**Exercise task:** Skip all pictures. Write out the data below from its first line through the line that contains "return np.column_stack([427 +".

**Data to use:**
┄┄┄┄┄┄┄┄┄┄┄┄┄┄┄┄┄┄┄┄

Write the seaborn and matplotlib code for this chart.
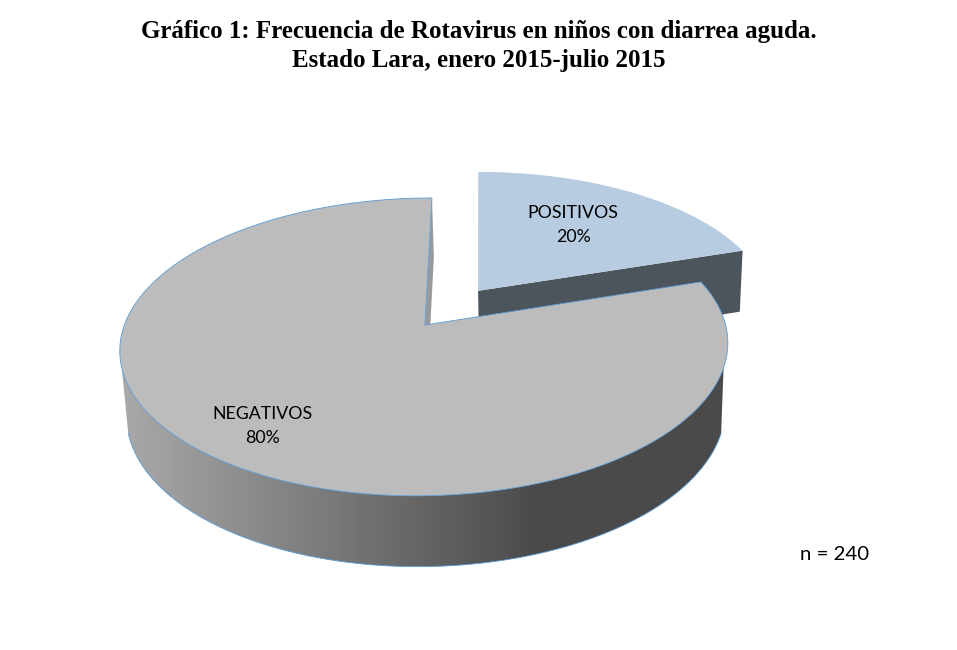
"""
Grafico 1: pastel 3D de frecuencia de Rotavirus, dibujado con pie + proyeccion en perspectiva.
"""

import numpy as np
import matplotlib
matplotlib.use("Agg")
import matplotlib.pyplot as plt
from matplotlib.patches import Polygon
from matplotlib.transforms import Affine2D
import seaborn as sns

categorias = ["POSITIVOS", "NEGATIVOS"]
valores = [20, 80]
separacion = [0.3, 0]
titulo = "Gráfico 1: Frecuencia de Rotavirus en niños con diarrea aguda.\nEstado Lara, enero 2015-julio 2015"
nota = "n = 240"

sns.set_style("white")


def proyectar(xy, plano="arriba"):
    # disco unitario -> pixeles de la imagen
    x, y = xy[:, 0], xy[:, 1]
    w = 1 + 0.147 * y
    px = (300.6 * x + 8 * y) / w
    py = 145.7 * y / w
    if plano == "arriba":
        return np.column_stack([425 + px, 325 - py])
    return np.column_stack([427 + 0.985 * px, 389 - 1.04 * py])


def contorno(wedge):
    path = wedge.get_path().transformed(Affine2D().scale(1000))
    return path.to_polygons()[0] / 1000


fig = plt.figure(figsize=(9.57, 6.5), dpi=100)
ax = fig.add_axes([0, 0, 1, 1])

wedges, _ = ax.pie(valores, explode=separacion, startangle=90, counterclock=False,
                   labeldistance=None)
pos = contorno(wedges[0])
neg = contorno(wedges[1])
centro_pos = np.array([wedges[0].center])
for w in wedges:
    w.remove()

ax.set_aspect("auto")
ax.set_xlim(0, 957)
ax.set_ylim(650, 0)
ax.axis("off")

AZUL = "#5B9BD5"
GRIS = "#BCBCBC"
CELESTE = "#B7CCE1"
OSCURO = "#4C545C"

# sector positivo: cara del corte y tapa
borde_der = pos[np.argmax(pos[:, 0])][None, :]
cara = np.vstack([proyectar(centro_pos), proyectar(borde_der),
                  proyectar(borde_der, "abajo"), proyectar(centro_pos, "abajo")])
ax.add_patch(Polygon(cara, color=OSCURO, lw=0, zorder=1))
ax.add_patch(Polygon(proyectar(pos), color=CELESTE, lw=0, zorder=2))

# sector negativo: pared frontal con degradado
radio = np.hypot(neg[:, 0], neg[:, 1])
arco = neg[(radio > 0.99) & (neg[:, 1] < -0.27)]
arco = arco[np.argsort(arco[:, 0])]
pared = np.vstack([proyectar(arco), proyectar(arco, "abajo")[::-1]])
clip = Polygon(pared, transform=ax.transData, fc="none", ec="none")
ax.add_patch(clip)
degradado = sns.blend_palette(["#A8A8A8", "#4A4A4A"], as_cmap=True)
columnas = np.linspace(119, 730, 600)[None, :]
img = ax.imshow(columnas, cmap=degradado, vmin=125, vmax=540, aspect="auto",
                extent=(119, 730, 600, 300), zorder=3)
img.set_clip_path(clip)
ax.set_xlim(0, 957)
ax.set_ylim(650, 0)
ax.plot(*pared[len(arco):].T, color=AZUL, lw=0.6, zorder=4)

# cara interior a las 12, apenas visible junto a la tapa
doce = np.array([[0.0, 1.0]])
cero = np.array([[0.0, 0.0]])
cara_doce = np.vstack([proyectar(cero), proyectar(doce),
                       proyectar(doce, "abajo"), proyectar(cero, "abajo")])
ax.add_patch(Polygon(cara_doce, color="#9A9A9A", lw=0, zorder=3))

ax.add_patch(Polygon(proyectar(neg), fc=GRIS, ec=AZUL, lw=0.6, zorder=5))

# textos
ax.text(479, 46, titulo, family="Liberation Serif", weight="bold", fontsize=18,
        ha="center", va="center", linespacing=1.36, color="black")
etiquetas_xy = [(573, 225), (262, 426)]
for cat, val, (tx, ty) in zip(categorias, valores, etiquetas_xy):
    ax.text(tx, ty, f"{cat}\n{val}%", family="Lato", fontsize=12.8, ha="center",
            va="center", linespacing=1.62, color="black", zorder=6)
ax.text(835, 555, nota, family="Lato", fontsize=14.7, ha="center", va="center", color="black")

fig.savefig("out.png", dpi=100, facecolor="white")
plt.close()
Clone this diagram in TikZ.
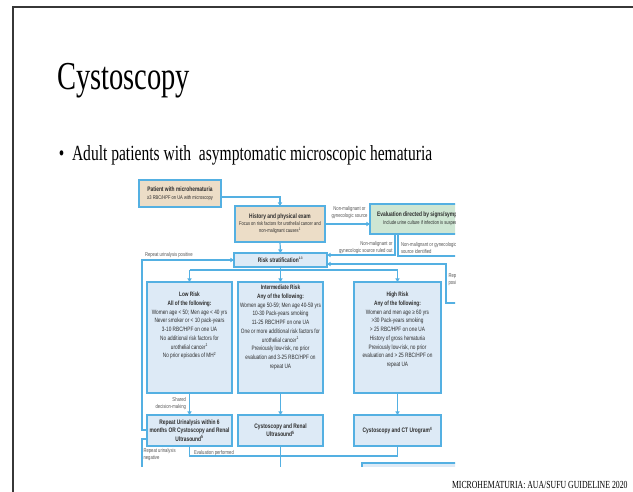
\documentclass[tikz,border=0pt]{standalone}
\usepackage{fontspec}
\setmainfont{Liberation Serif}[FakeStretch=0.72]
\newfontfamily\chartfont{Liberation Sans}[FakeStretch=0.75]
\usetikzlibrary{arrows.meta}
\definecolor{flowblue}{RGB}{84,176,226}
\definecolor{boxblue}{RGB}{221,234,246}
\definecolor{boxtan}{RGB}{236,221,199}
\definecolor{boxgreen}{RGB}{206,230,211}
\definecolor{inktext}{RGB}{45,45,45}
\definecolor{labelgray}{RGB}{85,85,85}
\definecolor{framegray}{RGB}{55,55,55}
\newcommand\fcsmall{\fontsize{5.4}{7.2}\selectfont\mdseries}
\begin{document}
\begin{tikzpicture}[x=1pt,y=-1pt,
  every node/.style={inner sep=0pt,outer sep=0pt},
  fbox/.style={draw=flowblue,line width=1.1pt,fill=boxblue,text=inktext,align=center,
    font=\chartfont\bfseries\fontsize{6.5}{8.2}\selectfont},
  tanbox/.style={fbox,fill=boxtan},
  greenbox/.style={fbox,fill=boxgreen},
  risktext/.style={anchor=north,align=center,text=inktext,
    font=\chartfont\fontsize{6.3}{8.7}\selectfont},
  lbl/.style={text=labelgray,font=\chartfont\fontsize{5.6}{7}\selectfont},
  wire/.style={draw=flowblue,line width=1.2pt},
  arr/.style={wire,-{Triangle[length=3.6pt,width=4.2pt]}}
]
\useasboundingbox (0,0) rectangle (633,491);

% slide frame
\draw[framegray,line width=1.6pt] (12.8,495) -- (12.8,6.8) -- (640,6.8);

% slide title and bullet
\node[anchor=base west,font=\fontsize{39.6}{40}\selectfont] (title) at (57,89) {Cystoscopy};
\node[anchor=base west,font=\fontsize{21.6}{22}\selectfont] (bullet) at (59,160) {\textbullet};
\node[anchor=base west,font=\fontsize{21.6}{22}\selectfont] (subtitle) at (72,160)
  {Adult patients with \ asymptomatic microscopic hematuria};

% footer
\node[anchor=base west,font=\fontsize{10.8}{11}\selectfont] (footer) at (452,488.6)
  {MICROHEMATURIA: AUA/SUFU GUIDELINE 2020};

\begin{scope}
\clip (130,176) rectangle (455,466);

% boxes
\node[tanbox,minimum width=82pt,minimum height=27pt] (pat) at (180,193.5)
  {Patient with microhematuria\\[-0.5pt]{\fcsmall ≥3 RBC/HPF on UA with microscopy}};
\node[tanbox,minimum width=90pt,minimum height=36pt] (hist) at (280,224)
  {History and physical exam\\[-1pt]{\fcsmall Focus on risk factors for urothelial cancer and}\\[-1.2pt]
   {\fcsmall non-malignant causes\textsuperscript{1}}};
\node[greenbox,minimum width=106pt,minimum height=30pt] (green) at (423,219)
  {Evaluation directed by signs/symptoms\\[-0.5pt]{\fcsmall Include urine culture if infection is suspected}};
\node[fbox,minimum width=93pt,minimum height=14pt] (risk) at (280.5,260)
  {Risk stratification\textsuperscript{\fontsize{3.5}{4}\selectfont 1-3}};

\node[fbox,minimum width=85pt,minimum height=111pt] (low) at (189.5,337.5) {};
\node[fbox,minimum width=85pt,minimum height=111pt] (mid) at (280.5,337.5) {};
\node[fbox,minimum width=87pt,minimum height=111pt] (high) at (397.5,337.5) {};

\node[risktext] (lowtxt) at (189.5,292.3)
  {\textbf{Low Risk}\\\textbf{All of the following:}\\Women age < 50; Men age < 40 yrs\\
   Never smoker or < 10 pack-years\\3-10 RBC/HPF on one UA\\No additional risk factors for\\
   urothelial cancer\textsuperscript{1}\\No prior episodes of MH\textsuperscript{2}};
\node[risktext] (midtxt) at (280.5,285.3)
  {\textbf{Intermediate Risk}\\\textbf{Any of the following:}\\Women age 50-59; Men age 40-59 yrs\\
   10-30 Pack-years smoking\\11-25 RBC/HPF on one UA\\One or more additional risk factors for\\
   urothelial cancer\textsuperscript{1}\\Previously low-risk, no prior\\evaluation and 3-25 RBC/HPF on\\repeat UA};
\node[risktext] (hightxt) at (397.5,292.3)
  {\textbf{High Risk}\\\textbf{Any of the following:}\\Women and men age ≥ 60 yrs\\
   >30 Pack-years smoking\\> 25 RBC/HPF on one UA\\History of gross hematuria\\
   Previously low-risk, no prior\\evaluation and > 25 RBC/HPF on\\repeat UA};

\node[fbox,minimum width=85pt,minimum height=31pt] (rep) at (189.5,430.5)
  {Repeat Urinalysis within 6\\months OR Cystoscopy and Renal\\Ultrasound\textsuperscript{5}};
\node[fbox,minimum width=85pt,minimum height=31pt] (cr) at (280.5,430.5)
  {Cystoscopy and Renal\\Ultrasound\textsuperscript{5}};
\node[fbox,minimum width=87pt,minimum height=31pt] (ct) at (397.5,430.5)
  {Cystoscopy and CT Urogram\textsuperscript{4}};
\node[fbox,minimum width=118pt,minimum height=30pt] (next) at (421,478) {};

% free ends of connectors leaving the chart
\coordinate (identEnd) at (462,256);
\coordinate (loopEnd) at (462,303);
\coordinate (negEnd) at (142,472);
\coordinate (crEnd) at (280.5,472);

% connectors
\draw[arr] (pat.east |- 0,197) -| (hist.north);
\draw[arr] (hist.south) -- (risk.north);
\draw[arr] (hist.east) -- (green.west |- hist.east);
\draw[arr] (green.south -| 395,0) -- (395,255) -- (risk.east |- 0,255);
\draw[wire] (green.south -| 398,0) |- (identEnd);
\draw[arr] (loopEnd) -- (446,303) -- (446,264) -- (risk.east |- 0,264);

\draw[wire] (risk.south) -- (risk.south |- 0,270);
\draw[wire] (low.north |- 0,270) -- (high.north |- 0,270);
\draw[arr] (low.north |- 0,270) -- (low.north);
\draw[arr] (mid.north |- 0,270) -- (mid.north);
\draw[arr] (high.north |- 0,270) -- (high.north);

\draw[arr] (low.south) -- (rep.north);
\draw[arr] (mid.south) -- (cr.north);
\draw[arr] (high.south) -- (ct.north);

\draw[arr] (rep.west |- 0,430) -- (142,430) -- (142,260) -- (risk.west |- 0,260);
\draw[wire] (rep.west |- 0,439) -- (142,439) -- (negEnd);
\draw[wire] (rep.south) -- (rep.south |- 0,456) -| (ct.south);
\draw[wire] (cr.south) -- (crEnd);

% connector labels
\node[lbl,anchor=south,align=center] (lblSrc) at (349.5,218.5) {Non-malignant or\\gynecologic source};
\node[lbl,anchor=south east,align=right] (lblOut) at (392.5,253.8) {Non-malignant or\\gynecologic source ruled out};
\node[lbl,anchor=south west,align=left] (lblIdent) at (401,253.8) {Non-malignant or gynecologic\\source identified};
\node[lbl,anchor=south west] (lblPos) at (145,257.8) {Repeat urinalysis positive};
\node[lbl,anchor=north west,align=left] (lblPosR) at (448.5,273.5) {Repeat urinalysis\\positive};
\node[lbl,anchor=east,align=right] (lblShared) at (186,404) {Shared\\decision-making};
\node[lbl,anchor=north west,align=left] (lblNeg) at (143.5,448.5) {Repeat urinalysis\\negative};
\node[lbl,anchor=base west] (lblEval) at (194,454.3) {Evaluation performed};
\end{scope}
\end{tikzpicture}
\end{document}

┄┄┄┄┄┄┄┄┄┄┄┄┄┄┄┄┄┄┄┄

**Exercise solution:**
Write the seaborn and matplotlib code for this chart.
"""
Grafico 1: pastel 3D de frecuencia de Rotavirus, dibujado con pie + proyeccion en perspectiva.
"""

import numpy as np
import matplotlib
matplotlib.use("Agg")
import matplotlib.pyplot as plt
from matplotlib.patches import Polygon
from matplotlib.transforms import Affine2D
import seaborn as sns

categorias = ["POSITIVOS", "NEGATIVOS"]
valores = [20, 80]
separacion = [0.3, 0]
titulo = "Gráfico 1: Frecuencia de Rotavirus en niños con diarrea aguda.\nEstado Lara, enero 2015-julio 2015"
nota = "n = 240"

sns.set_style("white")


def proyectar(xy, plano="arriba"):
    # disco unitario -> pixeles de la imagen
    x, y = xy[:, 0], xy[:, 1]
    w = 1 + 0.147 * y
    px = (300.6 * x + 8 * y) / w
    py = 145.7 * y / w
    if plano == "arriba":
        return np.column_stack([425 + px, 325 - py])
    return np.column_stack([427 + 0.985 * px, 389 - 1.04 * py])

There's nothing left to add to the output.